**Your goal:** Each line below that contains "Recreate" counts once; report the total and nothing more.

**Dataset records:**

----

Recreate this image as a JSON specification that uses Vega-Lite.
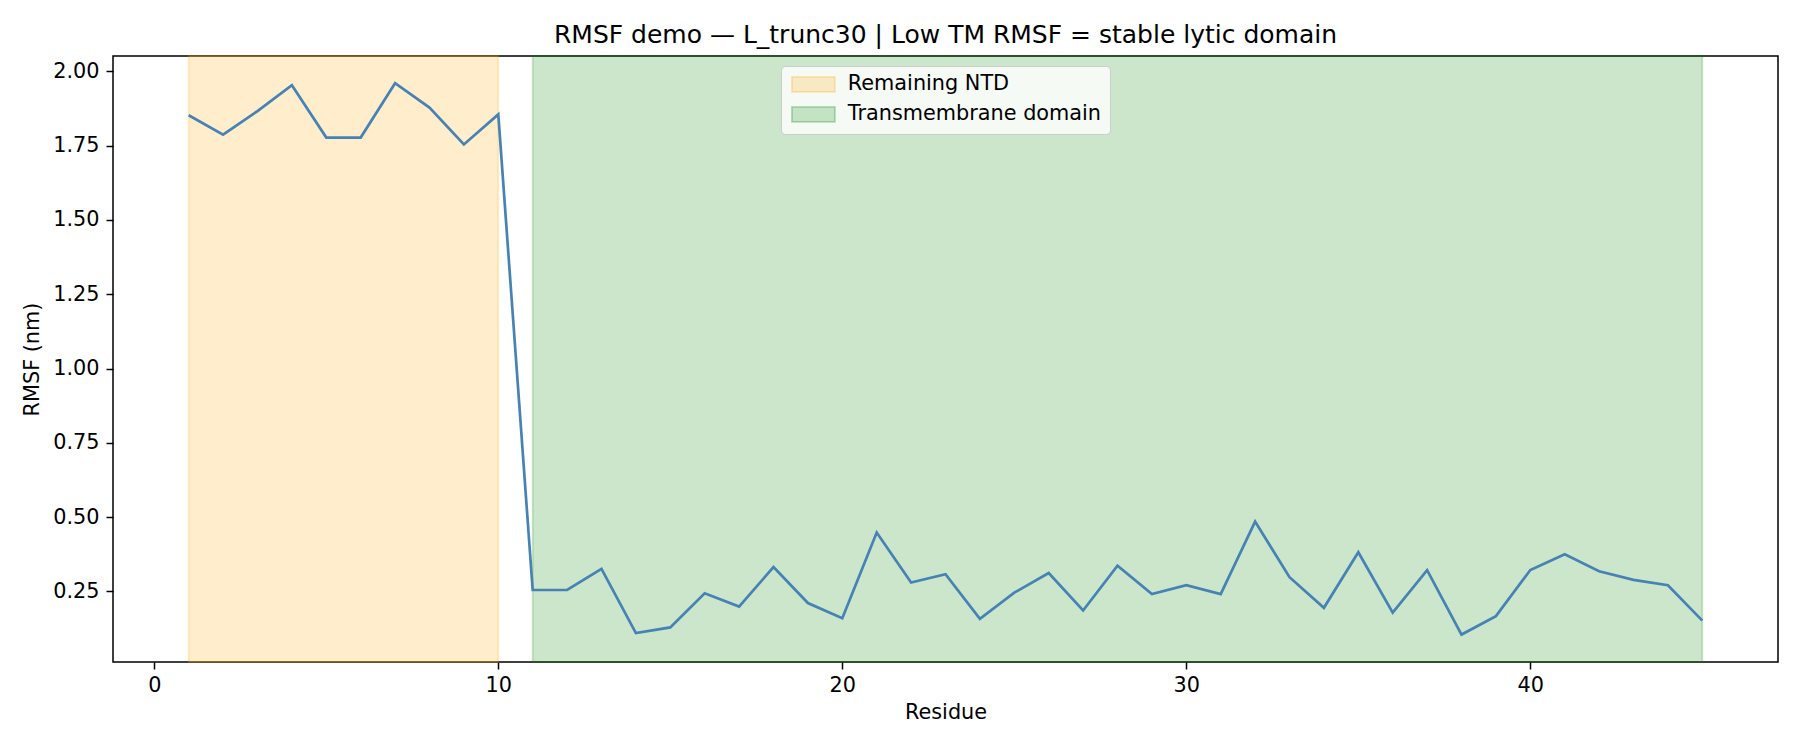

----

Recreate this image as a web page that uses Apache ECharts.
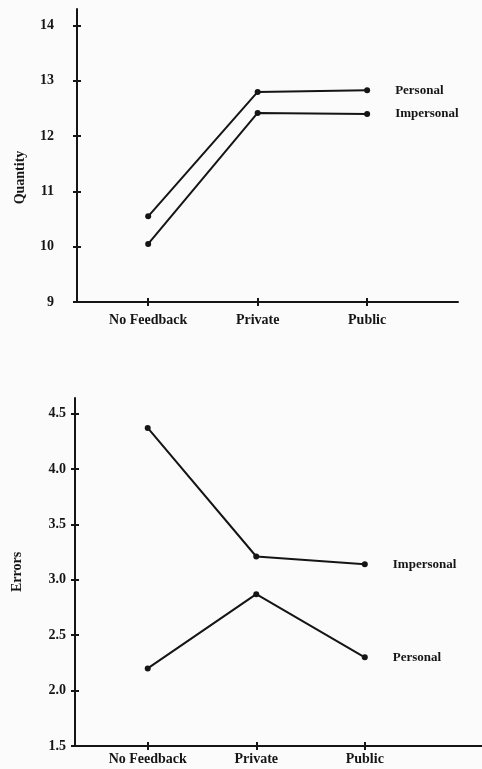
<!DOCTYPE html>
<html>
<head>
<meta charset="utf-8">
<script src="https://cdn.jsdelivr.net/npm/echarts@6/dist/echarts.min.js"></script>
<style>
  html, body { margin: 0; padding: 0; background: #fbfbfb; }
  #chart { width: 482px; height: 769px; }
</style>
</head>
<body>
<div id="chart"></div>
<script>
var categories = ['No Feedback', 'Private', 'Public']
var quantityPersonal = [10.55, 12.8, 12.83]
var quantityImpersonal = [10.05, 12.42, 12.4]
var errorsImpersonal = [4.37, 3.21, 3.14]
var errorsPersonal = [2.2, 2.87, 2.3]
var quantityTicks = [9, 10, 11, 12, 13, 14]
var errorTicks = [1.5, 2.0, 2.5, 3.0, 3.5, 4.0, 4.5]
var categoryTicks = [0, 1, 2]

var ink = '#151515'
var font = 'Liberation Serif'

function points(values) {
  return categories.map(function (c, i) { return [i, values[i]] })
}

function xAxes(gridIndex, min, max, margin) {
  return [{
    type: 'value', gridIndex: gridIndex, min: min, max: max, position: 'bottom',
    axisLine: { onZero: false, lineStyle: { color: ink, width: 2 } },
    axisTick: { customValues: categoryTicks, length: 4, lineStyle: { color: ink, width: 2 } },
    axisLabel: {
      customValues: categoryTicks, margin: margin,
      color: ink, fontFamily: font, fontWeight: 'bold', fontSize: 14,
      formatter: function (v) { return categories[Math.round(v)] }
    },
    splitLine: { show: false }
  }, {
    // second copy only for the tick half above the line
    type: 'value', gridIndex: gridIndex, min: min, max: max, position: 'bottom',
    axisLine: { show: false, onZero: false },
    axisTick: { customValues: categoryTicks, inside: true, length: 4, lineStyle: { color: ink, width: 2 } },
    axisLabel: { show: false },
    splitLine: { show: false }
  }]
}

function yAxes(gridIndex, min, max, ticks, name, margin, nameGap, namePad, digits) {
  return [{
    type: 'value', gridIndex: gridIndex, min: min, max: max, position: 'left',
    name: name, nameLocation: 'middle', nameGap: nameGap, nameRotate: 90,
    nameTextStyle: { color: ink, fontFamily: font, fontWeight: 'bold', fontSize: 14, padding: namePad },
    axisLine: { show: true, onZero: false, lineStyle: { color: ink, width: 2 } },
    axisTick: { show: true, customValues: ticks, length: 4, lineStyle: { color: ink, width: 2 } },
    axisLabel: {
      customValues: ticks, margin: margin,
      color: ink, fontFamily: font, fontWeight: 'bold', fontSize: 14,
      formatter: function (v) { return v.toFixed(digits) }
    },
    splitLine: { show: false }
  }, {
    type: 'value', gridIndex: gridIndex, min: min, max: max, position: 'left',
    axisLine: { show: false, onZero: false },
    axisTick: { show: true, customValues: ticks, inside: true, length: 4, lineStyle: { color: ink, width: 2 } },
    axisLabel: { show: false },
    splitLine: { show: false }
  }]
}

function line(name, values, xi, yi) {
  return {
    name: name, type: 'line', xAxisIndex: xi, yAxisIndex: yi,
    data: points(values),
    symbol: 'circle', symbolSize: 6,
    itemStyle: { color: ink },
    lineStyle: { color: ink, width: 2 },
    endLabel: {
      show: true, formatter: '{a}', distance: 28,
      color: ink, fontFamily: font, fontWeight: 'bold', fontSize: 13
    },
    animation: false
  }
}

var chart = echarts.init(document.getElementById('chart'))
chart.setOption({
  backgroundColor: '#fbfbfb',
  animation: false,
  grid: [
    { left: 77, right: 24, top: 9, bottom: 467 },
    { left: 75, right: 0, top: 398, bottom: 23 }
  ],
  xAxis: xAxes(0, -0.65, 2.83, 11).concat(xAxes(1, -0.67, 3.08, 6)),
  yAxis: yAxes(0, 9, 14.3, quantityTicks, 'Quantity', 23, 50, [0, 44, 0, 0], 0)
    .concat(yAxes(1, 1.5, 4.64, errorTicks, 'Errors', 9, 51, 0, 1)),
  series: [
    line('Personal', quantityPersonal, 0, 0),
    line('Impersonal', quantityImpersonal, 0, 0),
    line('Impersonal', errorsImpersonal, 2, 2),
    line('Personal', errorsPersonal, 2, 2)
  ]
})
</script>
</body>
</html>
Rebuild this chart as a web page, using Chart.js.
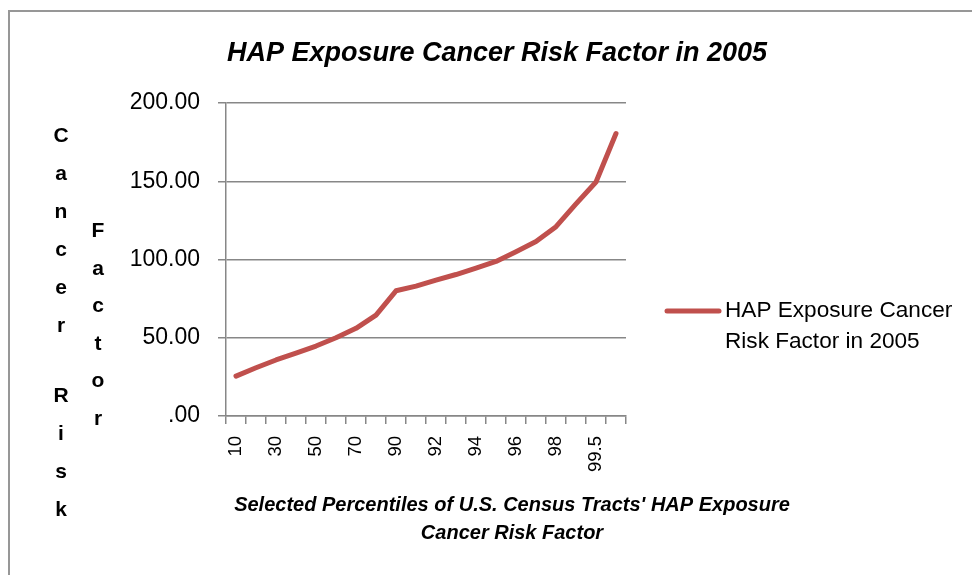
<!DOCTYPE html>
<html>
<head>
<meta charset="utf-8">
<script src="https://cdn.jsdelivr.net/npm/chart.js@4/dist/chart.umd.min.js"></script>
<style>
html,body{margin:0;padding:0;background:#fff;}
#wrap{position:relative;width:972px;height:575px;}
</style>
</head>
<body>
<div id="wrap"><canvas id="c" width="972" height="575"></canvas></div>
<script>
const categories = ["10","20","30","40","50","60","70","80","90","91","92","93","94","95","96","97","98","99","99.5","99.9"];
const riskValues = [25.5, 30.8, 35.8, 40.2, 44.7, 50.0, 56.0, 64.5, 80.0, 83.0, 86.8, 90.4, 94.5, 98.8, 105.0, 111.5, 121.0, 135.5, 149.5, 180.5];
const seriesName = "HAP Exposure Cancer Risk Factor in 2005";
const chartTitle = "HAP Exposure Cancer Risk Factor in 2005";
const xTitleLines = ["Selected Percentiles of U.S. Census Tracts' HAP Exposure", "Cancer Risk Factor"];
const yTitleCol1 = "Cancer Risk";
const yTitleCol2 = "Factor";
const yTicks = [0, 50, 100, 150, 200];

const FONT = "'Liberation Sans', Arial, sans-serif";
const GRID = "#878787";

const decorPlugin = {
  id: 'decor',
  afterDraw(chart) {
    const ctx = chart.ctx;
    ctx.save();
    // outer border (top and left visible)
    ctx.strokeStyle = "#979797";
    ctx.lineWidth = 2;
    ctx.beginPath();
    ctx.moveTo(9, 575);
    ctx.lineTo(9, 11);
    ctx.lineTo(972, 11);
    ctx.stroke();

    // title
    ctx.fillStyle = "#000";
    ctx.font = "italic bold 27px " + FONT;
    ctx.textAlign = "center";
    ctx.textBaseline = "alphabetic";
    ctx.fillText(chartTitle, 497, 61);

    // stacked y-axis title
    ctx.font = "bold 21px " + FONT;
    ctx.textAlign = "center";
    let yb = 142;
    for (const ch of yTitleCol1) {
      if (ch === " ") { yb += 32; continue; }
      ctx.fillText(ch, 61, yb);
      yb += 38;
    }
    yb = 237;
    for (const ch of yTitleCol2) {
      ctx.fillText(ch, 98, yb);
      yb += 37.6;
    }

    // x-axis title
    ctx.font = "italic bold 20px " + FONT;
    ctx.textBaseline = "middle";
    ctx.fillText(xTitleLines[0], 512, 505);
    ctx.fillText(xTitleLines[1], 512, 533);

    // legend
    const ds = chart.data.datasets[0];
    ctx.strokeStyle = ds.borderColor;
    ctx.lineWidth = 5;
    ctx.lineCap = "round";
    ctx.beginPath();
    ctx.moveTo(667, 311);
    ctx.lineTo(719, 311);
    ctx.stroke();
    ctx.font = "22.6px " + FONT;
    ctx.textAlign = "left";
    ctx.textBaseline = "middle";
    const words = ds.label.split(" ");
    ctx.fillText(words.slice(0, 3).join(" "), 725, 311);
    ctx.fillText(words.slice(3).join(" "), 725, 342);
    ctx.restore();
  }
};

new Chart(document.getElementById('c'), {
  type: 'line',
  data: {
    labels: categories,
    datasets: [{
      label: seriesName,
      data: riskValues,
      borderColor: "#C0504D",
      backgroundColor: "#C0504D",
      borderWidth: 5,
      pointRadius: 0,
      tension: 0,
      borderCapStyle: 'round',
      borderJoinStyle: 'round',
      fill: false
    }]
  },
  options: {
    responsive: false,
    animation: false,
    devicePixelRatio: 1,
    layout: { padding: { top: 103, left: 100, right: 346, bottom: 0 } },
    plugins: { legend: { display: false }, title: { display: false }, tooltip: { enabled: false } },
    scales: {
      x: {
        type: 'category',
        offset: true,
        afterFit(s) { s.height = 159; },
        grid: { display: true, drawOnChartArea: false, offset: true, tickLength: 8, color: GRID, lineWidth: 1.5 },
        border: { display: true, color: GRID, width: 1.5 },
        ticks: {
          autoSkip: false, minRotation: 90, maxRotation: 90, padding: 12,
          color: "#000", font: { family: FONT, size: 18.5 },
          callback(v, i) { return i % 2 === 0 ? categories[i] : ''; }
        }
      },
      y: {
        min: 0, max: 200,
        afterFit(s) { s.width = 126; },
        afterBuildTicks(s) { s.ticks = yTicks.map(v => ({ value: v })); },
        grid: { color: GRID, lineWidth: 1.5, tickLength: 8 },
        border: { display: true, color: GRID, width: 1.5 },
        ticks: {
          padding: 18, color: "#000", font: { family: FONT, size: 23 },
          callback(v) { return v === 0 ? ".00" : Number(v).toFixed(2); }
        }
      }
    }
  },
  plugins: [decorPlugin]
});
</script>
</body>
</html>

----

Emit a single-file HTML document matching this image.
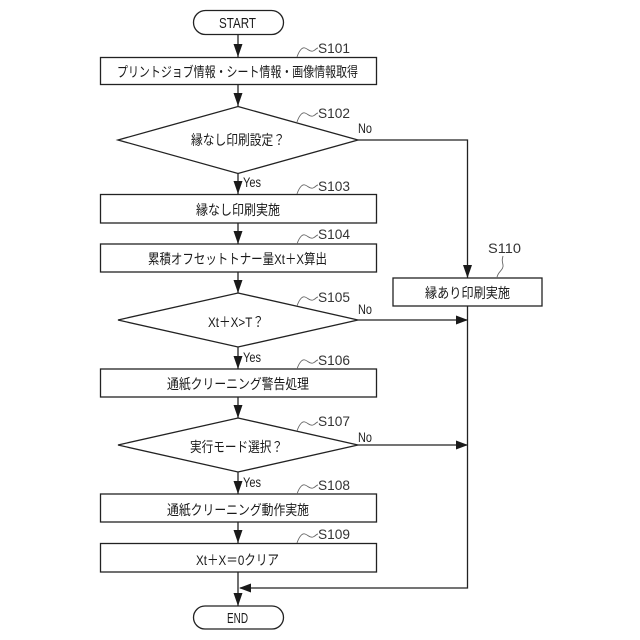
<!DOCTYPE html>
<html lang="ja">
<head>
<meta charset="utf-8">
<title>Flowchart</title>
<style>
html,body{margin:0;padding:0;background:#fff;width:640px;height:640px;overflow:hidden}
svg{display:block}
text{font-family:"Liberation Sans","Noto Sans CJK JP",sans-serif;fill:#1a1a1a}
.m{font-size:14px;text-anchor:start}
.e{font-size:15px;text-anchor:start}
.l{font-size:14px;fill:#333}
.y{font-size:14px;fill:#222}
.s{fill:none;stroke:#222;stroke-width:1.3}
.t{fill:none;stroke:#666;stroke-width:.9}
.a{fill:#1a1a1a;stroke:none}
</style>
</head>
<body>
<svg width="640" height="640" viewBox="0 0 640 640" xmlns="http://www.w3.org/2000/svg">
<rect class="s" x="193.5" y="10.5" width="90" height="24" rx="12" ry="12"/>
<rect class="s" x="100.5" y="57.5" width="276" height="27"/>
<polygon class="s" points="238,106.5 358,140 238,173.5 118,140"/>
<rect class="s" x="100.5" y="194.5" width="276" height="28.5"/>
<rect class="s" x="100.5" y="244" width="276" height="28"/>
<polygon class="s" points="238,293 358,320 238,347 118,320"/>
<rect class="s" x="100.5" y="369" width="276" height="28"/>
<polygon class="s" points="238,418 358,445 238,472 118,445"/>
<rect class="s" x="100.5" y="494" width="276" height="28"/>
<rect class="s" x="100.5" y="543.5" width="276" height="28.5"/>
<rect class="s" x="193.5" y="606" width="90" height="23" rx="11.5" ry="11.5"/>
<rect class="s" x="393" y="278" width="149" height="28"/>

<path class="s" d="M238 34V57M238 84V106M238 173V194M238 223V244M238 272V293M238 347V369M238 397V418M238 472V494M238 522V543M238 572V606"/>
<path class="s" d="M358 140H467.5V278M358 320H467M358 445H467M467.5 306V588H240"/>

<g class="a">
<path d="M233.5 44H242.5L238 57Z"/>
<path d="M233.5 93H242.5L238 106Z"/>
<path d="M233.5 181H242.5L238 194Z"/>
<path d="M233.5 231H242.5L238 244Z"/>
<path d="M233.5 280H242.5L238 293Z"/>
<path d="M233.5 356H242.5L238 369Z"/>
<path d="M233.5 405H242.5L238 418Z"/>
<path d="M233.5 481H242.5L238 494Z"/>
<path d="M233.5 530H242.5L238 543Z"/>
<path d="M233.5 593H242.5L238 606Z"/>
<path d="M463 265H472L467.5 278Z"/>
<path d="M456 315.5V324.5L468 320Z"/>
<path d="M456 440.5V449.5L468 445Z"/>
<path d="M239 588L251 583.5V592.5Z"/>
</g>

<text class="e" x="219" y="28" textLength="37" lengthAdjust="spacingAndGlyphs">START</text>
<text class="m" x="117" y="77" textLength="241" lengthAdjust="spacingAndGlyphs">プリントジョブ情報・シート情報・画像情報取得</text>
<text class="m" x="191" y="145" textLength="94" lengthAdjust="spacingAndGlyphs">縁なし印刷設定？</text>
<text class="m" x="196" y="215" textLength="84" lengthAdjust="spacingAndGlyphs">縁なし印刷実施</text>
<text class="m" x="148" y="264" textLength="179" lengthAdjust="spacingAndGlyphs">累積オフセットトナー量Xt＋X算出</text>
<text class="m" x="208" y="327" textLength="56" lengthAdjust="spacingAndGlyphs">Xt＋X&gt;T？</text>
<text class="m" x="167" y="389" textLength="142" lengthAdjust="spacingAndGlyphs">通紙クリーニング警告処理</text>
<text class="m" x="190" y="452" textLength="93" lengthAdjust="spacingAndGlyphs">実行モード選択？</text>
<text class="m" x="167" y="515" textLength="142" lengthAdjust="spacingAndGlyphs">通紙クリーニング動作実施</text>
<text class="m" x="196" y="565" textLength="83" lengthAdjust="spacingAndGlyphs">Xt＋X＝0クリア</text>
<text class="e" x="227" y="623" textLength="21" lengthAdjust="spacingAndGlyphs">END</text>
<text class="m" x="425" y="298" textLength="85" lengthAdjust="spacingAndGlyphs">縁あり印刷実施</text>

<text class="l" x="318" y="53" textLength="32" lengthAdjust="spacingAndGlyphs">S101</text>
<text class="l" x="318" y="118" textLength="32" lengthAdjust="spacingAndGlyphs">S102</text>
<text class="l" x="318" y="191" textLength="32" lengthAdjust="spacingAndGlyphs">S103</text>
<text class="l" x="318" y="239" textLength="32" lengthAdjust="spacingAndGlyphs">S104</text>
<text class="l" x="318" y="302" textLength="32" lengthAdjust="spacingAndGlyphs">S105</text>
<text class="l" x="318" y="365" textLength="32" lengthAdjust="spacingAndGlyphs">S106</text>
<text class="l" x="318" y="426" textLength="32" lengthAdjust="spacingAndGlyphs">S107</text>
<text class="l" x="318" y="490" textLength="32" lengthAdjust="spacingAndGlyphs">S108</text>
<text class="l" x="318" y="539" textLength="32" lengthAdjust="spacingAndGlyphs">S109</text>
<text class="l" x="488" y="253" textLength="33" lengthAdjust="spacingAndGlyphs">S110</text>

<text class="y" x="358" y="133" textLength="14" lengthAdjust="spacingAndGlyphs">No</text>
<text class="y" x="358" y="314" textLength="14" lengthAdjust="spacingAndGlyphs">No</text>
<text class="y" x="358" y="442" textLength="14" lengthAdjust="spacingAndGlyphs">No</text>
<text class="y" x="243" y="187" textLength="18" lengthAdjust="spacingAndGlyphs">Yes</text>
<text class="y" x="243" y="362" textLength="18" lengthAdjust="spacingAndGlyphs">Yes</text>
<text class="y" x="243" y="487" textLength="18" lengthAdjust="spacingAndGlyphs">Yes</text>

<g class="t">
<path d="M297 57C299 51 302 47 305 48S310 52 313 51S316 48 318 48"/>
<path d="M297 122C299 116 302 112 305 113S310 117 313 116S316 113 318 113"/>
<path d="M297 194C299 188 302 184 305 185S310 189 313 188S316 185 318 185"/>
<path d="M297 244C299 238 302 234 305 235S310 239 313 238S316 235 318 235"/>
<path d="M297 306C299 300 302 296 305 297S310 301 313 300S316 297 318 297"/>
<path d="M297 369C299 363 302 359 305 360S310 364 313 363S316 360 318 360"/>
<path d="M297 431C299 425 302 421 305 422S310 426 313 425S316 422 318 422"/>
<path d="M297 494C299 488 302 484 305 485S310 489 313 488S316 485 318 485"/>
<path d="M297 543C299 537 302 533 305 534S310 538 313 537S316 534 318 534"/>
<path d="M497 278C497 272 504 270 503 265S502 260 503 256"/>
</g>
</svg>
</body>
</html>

----

**Exercise output:** 2